Dataset entries
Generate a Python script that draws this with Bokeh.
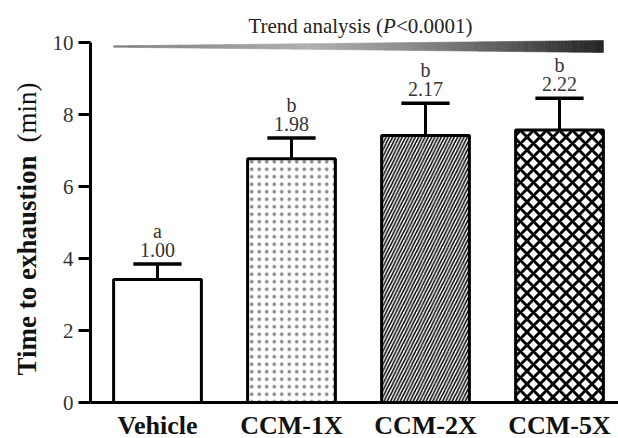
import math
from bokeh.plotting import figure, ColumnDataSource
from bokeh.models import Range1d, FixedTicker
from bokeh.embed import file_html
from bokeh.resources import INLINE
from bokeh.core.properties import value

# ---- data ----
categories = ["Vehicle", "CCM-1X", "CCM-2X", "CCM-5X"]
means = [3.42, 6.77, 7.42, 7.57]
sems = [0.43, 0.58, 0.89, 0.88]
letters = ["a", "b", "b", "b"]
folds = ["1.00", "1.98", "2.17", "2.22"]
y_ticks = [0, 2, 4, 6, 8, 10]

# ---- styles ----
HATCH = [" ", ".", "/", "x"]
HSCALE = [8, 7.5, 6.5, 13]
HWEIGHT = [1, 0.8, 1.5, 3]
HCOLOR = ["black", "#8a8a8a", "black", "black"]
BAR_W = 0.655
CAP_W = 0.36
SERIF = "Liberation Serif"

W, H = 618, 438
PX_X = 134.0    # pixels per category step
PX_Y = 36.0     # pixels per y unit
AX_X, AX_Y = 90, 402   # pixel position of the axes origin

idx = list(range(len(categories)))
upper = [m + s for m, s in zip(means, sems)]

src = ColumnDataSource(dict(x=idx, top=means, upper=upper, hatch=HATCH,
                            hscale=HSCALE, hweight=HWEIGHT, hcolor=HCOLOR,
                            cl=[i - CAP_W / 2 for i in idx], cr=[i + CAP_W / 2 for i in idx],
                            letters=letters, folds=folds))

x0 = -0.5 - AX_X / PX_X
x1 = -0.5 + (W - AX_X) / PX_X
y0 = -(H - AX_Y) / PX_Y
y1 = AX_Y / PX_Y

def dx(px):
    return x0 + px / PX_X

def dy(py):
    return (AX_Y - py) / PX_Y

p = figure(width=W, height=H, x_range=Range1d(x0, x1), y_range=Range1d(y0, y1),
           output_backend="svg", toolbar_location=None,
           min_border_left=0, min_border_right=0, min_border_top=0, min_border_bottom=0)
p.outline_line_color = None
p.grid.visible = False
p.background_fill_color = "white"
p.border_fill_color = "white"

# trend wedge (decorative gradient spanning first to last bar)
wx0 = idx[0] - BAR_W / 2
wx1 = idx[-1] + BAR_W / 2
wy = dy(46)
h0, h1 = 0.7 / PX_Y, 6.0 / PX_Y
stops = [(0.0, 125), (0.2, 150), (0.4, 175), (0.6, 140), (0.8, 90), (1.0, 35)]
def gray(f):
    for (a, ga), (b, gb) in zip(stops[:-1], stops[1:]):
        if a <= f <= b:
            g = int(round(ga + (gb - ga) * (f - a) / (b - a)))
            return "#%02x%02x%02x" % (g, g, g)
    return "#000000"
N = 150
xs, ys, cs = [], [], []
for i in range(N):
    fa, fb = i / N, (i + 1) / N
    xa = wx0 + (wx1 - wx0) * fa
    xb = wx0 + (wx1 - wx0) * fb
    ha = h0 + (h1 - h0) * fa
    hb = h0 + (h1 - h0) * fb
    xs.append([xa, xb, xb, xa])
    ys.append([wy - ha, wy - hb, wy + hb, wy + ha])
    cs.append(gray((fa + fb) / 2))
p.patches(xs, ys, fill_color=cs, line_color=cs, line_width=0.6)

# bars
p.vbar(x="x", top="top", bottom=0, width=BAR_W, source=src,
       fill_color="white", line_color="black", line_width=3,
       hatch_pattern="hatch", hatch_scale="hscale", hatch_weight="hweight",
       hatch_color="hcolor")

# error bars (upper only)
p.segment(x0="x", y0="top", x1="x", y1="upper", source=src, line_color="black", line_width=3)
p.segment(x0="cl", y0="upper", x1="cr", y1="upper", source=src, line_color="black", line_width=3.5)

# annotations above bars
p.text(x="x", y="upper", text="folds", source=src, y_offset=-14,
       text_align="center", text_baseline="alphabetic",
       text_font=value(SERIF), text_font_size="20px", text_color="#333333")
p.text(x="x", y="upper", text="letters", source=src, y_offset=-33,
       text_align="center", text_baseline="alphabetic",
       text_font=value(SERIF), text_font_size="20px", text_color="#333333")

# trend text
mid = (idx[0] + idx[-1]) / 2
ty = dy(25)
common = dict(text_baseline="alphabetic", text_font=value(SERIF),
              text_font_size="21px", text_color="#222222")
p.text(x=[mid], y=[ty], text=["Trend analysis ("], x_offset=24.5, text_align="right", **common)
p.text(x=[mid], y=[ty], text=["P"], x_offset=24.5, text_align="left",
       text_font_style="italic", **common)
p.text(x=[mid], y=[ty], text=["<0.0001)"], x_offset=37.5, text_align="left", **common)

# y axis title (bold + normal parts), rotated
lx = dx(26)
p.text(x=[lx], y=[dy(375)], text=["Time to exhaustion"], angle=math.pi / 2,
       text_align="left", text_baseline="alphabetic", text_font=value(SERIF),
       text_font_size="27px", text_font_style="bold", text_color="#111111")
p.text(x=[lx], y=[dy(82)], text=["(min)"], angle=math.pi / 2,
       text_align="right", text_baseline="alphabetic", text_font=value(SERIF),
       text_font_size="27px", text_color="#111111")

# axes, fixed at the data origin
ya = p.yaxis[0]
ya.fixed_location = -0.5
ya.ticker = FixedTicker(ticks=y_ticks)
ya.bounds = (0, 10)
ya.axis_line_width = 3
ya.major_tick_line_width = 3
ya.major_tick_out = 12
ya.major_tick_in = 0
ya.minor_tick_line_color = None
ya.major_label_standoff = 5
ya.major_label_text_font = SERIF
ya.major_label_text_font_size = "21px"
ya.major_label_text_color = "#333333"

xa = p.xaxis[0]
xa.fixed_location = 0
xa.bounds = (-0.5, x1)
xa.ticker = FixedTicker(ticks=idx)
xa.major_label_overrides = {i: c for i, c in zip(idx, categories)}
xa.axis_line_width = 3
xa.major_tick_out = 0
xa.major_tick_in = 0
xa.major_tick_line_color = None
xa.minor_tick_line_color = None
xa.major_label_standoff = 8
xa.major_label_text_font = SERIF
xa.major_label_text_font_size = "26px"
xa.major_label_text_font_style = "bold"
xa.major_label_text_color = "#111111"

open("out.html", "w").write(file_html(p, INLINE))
* * *
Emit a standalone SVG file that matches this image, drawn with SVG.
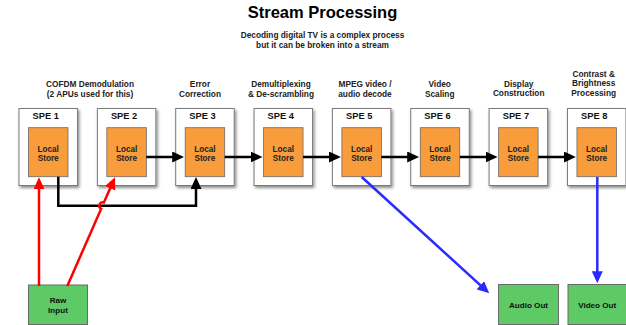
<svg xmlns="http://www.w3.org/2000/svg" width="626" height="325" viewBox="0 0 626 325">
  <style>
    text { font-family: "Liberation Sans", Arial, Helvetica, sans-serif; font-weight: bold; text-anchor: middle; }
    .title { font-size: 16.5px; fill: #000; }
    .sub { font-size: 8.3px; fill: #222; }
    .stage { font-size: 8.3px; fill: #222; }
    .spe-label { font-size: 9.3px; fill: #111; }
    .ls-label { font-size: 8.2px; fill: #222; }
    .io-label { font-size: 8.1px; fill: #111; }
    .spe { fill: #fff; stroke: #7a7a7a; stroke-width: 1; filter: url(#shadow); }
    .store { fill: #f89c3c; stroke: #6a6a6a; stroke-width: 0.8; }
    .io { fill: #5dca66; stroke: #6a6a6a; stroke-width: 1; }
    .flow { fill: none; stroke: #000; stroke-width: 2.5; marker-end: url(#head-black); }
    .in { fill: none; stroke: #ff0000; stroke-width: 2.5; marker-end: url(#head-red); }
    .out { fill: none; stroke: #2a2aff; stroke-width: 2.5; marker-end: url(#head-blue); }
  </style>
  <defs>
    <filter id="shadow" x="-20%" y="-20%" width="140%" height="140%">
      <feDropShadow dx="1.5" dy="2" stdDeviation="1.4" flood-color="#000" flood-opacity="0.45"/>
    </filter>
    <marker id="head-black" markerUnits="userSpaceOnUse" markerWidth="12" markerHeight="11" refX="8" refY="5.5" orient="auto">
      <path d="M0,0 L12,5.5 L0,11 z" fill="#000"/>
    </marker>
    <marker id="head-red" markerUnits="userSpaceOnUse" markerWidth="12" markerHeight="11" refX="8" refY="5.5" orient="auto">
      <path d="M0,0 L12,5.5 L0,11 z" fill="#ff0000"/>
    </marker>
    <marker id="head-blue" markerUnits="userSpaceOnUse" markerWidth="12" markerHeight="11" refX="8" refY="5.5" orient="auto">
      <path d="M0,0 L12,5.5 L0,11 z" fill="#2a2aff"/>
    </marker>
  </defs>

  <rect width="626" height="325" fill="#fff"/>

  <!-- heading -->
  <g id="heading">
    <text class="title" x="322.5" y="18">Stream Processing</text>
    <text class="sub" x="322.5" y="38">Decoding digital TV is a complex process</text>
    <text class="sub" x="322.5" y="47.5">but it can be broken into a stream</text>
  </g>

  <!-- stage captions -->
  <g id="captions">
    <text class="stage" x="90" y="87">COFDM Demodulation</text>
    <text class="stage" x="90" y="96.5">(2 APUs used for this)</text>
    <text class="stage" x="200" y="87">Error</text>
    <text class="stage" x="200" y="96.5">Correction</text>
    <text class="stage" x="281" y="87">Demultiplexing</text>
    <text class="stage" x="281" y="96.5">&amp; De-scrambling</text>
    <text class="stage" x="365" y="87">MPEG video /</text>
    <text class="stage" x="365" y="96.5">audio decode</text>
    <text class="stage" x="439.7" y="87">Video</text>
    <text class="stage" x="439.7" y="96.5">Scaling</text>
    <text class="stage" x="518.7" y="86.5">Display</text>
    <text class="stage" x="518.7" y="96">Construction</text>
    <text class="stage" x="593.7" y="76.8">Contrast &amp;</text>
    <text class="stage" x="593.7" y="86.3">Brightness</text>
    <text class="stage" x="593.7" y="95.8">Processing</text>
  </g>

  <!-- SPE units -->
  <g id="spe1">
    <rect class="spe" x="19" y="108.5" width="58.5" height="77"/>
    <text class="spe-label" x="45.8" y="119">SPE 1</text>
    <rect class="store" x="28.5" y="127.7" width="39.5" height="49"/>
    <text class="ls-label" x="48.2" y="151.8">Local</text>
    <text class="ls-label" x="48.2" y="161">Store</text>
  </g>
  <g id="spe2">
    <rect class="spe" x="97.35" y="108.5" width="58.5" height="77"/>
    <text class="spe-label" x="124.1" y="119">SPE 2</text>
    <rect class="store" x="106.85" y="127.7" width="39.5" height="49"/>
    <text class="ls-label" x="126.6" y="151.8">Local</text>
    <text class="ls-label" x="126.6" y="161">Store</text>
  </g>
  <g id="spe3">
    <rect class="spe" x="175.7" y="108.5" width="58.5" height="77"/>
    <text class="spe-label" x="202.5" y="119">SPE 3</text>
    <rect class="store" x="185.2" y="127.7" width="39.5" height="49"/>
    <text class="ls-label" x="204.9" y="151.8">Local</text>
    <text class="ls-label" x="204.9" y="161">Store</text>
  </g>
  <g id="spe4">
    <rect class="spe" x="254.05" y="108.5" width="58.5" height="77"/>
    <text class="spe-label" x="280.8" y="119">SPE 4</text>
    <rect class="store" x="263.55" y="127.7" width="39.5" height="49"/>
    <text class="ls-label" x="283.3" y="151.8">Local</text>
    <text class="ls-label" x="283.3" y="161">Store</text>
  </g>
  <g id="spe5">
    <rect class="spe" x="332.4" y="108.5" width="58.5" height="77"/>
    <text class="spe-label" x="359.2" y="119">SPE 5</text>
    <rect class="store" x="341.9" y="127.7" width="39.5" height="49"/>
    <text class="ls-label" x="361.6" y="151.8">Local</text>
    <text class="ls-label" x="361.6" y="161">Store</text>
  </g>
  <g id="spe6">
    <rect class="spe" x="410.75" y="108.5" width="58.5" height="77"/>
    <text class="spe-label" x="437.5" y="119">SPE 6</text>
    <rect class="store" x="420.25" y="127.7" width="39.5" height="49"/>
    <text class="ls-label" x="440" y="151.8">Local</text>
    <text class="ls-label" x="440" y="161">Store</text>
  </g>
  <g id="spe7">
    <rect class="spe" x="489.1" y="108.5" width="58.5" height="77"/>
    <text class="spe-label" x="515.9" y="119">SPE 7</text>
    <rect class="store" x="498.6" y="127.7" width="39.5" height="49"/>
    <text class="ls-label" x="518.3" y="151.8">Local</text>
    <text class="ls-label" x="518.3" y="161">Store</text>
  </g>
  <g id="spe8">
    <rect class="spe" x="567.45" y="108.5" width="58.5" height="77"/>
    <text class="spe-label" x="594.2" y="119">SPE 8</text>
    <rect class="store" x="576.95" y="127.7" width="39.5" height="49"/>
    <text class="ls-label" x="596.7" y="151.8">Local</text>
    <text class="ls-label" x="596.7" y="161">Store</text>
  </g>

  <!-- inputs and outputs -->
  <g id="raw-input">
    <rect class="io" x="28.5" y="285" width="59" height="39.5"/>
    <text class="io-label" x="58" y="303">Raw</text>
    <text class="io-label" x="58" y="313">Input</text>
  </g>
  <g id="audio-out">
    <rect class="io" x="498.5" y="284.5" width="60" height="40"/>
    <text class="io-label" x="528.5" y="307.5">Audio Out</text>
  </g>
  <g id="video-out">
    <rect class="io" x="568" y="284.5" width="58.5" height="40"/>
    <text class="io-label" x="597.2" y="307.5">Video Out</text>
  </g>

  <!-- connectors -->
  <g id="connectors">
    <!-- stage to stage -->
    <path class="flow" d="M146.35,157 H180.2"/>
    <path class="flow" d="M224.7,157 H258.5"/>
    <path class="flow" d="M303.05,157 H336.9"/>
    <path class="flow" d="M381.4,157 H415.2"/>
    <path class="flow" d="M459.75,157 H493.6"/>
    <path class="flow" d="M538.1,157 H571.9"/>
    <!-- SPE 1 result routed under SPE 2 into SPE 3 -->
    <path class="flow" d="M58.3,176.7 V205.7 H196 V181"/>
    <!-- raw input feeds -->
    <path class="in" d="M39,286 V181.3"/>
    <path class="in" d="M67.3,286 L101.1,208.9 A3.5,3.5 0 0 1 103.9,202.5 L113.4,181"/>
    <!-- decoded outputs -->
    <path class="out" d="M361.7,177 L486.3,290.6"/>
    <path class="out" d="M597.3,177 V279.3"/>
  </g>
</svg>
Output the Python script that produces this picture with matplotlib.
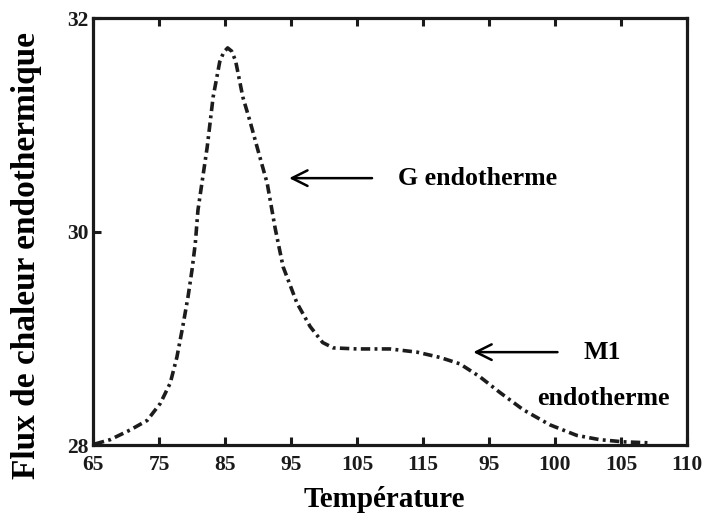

# What is being asked:
Only the count is needed: the number of lines in the data that include the word "this".

# Task answer:
4